- [Requirement]
Repeat everything from the first line of the listing below through the line that contains "plt.rcParams['font.family'] = ['Liberation", exactly. Leave out pictures.

- [Collected data]

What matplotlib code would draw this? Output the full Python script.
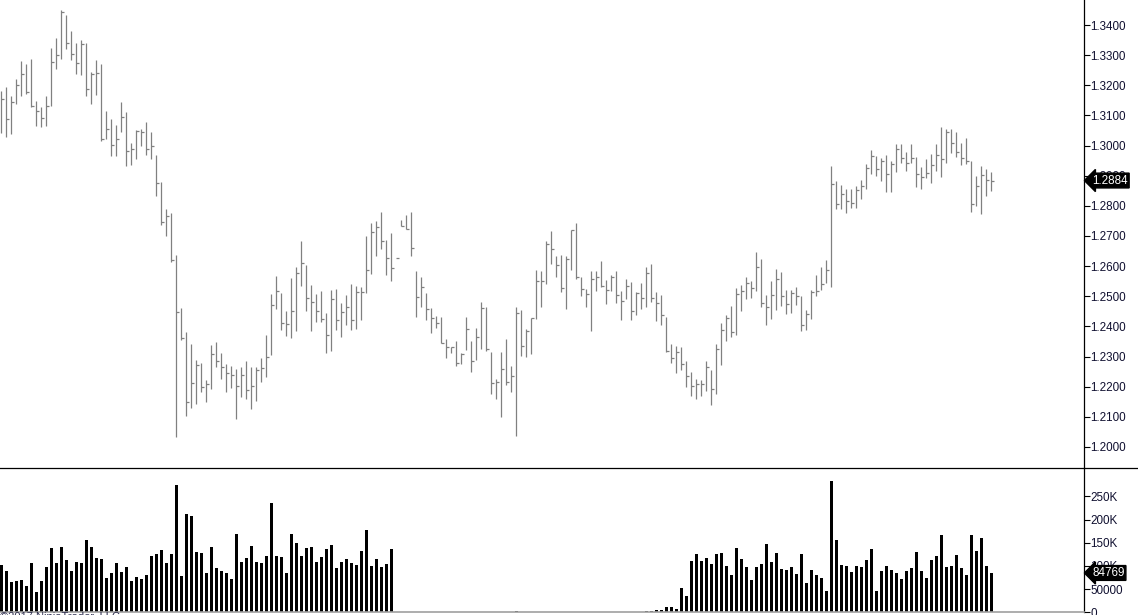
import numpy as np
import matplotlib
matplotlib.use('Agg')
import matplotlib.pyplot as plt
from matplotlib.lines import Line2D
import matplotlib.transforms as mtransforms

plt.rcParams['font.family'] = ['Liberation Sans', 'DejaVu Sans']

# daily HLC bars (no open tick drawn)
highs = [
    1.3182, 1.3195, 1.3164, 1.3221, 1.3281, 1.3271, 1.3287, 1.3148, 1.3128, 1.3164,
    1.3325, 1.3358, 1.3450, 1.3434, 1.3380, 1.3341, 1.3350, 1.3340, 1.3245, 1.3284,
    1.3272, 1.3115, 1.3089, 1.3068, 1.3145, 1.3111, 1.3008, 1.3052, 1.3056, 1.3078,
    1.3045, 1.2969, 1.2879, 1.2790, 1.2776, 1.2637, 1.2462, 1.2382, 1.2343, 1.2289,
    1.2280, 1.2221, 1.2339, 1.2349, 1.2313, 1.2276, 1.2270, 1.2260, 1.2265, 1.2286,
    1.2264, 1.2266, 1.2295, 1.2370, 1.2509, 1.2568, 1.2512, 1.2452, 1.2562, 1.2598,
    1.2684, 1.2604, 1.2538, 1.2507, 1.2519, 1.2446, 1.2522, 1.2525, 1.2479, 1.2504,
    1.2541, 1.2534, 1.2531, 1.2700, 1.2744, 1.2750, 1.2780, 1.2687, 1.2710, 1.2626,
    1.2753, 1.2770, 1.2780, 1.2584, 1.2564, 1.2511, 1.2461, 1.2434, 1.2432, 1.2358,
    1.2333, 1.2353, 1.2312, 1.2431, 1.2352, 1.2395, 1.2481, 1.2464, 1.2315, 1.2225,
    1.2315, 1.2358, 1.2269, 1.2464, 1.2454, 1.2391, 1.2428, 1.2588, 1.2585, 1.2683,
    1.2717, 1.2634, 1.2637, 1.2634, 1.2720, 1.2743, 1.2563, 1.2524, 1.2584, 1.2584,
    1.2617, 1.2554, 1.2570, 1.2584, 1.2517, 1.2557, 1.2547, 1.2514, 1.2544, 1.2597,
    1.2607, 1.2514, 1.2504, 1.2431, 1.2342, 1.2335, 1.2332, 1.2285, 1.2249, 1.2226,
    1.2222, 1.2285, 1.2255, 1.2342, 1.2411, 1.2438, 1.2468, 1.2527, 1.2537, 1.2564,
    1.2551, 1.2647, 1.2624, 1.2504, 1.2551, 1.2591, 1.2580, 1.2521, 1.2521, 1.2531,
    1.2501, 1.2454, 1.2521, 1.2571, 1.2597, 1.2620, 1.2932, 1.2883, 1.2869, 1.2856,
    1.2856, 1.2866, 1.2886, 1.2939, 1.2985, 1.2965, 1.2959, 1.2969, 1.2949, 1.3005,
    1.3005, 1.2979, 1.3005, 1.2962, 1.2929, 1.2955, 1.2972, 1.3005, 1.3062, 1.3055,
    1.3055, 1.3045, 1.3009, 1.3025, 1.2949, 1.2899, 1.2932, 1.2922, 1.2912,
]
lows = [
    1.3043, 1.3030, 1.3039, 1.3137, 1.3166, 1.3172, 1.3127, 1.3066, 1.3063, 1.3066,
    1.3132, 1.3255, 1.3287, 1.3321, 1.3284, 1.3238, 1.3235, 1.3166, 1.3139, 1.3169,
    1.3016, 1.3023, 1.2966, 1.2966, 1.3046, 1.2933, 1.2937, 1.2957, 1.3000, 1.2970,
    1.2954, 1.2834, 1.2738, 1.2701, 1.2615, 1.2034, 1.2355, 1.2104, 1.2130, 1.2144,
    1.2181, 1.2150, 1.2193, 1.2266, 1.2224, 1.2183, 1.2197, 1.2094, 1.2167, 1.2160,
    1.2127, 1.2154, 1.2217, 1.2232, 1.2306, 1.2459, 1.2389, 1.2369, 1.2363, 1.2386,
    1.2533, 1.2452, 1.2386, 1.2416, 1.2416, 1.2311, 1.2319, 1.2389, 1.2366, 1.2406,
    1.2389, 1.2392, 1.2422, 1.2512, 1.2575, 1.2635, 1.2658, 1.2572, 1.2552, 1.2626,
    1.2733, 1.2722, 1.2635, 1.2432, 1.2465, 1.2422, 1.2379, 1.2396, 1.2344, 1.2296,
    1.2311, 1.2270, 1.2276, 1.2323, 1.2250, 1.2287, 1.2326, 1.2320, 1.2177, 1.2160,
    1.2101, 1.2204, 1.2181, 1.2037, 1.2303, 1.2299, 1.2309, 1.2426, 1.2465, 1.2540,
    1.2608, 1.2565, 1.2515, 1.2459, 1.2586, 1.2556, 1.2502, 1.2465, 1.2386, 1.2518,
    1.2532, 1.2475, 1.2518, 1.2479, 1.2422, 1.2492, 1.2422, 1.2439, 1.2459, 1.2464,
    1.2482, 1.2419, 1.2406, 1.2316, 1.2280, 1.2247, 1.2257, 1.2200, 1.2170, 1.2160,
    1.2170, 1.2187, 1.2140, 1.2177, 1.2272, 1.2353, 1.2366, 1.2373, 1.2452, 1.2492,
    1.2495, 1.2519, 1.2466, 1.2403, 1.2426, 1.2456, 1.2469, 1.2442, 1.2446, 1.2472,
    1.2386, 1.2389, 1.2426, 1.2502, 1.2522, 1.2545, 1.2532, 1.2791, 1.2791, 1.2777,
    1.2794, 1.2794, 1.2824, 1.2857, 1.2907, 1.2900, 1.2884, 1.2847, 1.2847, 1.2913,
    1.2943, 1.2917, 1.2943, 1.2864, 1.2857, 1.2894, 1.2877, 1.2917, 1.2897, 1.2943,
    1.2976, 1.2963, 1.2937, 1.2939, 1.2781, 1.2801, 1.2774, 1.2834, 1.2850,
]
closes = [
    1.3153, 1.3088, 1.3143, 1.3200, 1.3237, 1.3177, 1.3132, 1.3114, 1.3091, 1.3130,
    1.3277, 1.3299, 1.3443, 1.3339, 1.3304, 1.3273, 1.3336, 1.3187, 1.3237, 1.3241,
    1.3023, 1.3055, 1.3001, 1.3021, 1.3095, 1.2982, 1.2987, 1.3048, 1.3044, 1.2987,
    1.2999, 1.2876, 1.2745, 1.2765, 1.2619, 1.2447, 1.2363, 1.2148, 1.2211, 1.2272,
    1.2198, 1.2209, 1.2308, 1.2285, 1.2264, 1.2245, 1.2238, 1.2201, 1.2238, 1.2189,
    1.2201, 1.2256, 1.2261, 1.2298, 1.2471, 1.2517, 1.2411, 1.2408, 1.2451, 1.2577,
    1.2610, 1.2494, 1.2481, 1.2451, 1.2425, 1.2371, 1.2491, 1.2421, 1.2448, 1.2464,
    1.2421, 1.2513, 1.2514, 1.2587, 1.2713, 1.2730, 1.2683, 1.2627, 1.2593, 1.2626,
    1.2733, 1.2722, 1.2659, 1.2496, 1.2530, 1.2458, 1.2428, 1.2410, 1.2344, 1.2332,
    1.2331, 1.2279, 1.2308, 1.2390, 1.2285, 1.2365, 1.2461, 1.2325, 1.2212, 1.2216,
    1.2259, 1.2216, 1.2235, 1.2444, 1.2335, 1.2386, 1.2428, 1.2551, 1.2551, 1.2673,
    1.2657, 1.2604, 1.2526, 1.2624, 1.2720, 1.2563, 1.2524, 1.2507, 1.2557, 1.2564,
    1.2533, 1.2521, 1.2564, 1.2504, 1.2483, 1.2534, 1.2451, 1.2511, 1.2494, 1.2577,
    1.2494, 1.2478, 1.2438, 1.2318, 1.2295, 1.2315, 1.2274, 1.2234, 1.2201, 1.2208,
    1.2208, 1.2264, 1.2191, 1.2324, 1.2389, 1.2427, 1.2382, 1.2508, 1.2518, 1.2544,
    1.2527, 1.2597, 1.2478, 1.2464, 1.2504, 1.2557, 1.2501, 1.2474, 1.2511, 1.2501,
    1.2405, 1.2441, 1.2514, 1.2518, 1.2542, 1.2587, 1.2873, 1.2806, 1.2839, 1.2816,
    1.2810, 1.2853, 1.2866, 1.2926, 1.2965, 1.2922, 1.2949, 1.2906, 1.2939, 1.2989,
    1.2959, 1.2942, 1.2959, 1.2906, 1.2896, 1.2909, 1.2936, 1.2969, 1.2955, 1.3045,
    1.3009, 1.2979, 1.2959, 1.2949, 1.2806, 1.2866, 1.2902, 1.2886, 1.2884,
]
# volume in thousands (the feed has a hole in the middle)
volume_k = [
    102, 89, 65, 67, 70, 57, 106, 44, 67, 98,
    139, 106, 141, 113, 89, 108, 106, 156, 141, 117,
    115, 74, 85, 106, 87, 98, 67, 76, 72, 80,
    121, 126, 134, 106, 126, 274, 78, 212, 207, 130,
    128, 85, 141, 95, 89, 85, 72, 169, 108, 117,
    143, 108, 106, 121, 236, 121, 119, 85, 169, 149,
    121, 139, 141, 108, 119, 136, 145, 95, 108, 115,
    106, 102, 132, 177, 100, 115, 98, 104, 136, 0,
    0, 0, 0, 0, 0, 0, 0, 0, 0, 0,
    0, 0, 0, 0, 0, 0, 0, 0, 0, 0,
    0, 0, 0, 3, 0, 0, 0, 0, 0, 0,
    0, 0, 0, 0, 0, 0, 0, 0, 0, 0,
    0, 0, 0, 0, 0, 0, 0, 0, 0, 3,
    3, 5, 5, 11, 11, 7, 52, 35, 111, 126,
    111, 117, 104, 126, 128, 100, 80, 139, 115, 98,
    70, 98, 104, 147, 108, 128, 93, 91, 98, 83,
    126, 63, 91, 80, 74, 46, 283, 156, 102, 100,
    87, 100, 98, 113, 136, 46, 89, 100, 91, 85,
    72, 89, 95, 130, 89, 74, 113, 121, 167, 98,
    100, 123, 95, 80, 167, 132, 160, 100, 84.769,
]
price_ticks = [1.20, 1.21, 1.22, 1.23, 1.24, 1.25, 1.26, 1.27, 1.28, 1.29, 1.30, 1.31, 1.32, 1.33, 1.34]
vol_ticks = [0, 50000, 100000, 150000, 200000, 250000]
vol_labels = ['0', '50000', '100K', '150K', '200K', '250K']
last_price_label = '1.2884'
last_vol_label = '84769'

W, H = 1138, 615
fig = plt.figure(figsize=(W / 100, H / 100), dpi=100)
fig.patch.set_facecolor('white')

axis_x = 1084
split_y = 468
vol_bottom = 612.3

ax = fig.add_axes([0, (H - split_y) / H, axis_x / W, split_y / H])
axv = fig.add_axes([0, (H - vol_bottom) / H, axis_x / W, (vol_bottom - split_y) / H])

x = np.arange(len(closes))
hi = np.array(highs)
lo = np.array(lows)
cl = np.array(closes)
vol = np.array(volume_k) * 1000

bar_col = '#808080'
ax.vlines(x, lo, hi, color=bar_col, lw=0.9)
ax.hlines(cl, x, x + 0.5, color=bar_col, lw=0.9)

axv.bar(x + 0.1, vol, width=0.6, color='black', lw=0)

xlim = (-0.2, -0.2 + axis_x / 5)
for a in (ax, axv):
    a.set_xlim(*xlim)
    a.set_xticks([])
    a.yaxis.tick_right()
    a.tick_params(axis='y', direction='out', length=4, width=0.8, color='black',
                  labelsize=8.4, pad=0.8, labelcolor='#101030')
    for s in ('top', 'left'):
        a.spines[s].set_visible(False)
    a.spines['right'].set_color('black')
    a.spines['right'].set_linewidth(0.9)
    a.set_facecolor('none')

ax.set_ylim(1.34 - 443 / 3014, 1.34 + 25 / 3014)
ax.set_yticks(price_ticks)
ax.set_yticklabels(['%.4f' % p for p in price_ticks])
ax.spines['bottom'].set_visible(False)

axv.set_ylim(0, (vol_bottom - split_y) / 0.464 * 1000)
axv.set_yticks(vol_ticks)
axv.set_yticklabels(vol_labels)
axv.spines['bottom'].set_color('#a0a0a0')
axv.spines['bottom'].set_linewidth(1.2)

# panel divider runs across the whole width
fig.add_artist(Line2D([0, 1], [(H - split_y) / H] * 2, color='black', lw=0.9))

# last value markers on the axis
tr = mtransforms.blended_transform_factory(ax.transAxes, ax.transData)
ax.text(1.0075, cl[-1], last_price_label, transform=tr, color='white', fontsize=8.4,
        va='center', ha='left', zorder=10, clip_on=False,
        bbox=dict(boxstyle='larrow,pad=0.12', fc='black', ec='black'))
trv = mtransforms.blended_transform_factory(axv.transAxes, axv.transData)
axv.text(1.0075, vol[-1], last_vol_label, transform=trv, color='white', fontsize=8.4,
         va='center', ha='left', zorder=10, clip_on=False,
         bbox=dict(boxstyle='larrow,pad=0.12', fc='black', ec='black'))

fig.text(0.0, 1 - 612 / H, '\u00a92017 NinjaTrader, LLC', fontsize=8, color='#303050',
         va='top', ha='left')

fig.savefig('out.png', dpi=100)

- [Answer in full]
What matplotlib code would draw this? Output the full Python script.
import numpy as np
import matplotlib
matplotlib.use('Agg')
import matplotlib.pyplot as plt
from matplotlib.lines import Line2D
import matplotlib.transforms as mtransforms

plt.rcParams['font.family'] = ['Liberation Sans', 'DejaVu Sans']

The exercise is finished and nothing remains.